[Start RECORDED INFORMATION]

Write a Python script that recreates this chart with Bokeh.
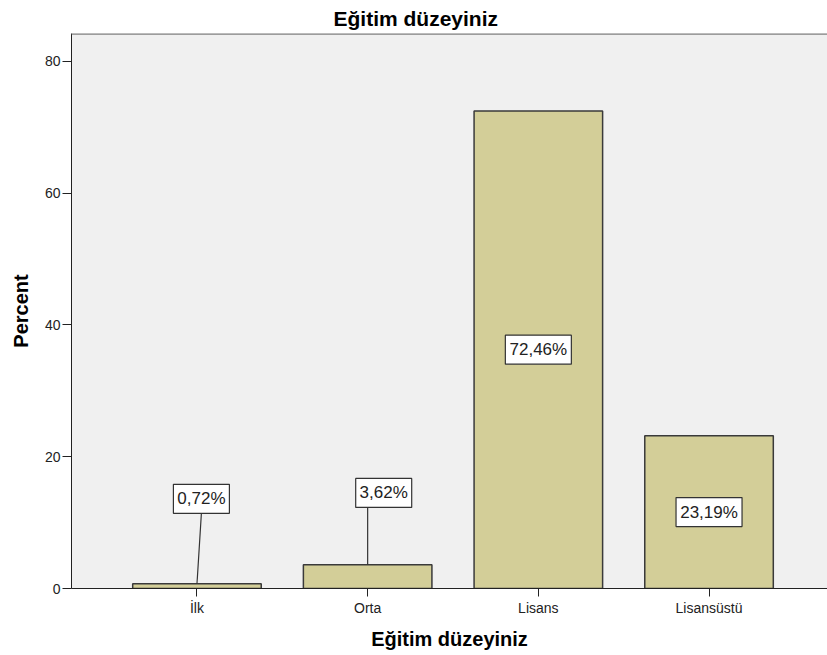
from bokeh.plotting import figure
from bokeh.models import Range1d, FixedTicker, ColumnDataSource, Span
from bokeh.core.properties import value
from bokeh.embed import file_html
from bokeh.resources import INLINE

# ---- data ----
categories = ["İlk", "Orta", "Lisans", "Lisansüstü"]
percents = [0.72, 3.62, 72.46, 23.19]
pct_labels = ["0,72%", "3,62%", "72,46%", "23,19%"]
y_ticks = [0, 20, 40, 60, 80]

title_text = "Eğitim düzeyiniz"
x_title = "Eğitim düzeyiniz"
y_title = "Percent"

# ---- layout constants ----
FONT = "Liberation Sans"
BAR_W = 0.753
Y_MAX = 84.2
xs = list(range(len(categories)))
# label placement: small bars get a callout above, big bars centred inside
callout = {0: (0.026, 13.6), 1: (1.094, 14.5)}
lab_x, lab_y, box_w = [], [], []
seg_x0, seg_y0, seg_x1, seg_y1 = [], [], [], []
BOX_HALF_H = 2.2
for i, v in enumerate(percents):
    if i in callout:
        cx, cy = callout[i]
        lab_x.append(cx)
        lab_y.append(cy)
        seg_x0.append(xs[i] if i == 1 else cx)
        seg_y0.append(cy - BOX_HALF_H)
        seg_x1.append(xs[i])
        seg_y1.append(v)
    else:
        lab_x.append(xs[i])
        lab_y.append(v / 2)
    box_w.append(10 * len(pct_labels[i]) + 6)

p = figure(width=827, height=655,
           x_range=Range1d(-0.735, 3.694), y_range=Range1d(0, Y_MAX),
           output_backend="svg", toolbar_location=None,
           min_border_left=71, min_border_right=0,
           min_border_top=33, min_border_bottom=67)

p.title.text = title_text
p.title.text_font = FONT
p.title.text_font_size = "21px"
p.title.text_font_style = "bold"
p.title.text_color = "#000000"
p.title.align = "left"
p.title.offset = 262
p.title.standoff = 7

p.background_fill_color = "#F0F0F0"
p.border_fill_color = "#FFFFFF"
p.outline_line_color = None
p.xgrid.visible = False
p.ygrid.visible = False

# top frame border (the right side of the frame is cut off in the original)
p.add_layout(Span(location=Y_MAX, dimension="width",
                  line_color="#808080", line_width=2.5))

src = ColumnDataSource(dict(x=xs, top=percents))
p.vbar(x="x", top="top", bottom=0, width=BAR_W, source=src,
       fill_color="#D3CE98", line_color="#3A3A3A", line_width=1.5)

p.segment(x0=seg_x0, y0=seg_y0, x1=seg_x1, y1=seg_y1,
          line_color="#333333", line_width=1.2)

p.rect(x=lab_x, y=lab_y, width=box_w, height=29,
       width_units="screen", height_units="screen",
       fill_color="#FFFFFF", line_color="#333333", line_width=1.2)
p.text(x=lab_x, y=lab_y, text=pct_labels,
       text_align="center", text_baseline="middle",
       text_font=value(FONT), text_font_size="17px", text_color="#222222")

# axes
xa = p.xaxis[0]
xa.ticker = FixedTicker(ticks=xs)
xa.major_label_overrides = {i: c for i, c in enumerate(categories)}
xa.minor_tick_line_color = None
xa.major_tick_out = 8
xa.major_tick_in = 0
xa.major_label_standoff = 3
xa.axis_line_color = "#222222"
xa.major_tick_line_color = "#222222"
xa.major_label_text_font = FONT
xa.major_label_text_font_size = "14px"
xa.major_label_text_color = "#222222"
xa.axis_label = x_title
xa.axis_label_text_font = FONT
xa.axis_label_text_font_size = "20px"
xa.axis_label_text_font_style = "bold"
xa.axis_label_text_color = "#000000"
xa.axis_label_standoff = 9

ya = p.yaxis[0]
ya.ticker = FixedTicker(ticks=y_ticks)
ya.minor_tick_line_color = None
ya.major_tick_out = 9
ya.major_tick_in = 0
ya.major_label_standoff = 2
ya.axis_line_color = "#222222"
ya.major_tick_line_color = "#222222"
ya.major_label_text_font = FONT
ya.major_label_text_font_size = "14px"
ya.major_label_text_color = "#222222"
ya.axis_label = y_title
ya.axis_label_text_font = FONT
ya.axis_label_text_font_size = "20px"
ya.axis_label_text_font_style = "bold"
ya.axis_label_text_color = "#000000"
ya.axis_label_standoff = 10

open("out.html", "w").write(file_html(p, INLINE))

[End RECORDED INFORMATION]

#### EXERCISE REQUIREMENTS:
Extract all the data above exactly, excluding every picture.

#### FINISHED TASK:
Write a Python script that recreates this chart with Bokeh.
from bokeh.plotting import figure
from bokeh.models import Range1d, FixedTicker, ColumnDataSource, Span
from bokeh.core.properties import value
from bokeh.embed import file_html
from bokeh.resources import INLINE

# ---- data ----
categories = ["İlk", "Orta", "Lisans", "Lisansüstü"]
percents = [0.72, 3.62, 72.46, 23.19]
pct_labels = ["0,72%", "3,62%", "72,46%", "23,19%"]
y_ticks = [0, 20, 40, 60, 80]

title_text = "Eğitim düzeyiniz"
x_title = "Eğitim düzeyiniz"
y_title = "Percent"

# ---- layout constants ----
FONT = "Liberation Sans"
BAR_W = 0.753
Y_MAX = 84.2
xs = list(range(len(categories)))
# label placement: small bars get a callout above, big bars centred inside
callout = {0: (0.026, 13.6), 1: (1.094, 14.5)}
lab_x, lab_y, box_w = [], [], []
seg_x0, seg_y0, seg_x1, seg_y1 = [], [], [], []
BOX_HALF_H = 2.2
for i, v in enumerate(percents):
    if i in callout:
        cx, cy = callout[i]
        lab_x.append(cx)
        lab_y.append(cy)
        seg_x0.append(xs[i] if i == 1 else cx)
        seg_y0.append(cy - BOX_HALF_H)
        seg_x1.append(xs[i])
        seg_y1.append(v)
    else:
        lab_x.append(xs[i])
        lab_y.append(v / 2)
    box_w.append(10 * len(pct_labels[i]) + 6)

p = figure(width=827, height=655,
           x_range=Range1d(-0.735, 3.694), y_range=Range1d(0, Y_MAX),
           output_backend="svg", toolbar_location=None,
           min_border_left=71, min_border_right=0,
           min_border_top=33, min_border_bottom=67)

p.title.text = title_text
p.title.text_font = FONT
p.title.text_font_size = "21px"
p.title.text_font_style = "bold"
p.title.text_color = "#000000"
p.title.align = "left"
p.title.offset = 262
p.title.standoff = 7

p.background_fill_color = "#F0F0F0"
p.border_fill_color = "#FFFFFF"
p.outline_line_color = None
p.xgrid.visible = False
p.ygrid.visible = False

# top frame border (the right side of the frame is cut off in the original)
p.add_layout(Span(location=Y_MAX, dimension="width",
                  line_color="#808080", line_width=2.5))

src = ColumnDataSource(dict(x=xs, top=percents))
p.vbar(x="x", top="top", bottom=0, width=BAR_W, source=src,
       fill_color="#D3CE98", line_color="#3A3A3A", line_width=1.5)

p.segment(x0=seg_x0, y0=seg_y0, x1=seg_x1, y1=seg_y1,
          line_color="#333333", line_width=1.2)

p.rect(x=lab_x, y=lab_y, width=box_w, height=29,
       width_units="screen", height_units="screen",
       fill_color="#FFFFFF", line_color="#333333", line_width=1.2)
p.text(x=lab_x, y=lab_y, text=pct_labels,
       text_align="center", text_baseline="middle",
       text_font=value(FONT), text_font_size="17px", text_color="#222222")

# axes
xa = p.xaxis[0]
xa.ticker = FixedTicker(ticks=xs)
xa.major_label_overrides = {i: c for i, c in enumerate(categories)}
xa.minor_tick_line_color = None
xa.major_tick_out = 8
xa.major_tick_in = 0
xa.major_label_standoff = 3
xa.axis_line_color = "#222222"
xa.major_tick_line_color = "#222222"
xa.major_label_text_font = FONT
xa.major_label_text_font_size = "14px"
xa.major_label_text_color = "#222222"
xa.axis_label = x_title
xa.axis_label_text_font = FONT
xa.axis_label_text_font_size = "20px"
xa.axis_label_text_font_style = "bold"
xa.axis_label_text_color = "#000000"
xa.axis_label_standoff = 9

ya = p.yaxis[0]
ya.ticker = FixedTicker(ticks=y_ticks)
ya.minor_tick_line_color = None
ya.major_tick_out = 9
ya.major_tick_in = 0
ya.major_label_standoff = 2
ya.axis_line_color = "#222222"
ya.major_tick_line_color = "#222222"
ya.major_label_text_font = FONT
ya.major_label_text_font_size = "14px"
ya.major_label_text_color = "#222222"
ya.axis_label = y_title
ya.axis_label_text_font = FONT
ya.axis_label_text_font_size = "20px"
ya.axis_label_text_font_style = "bold"
ya.axis_label_text_color = "#000000"
ya.axis_label_standoff = 10

open("out.html", "w").write(file_html(p, INLINE))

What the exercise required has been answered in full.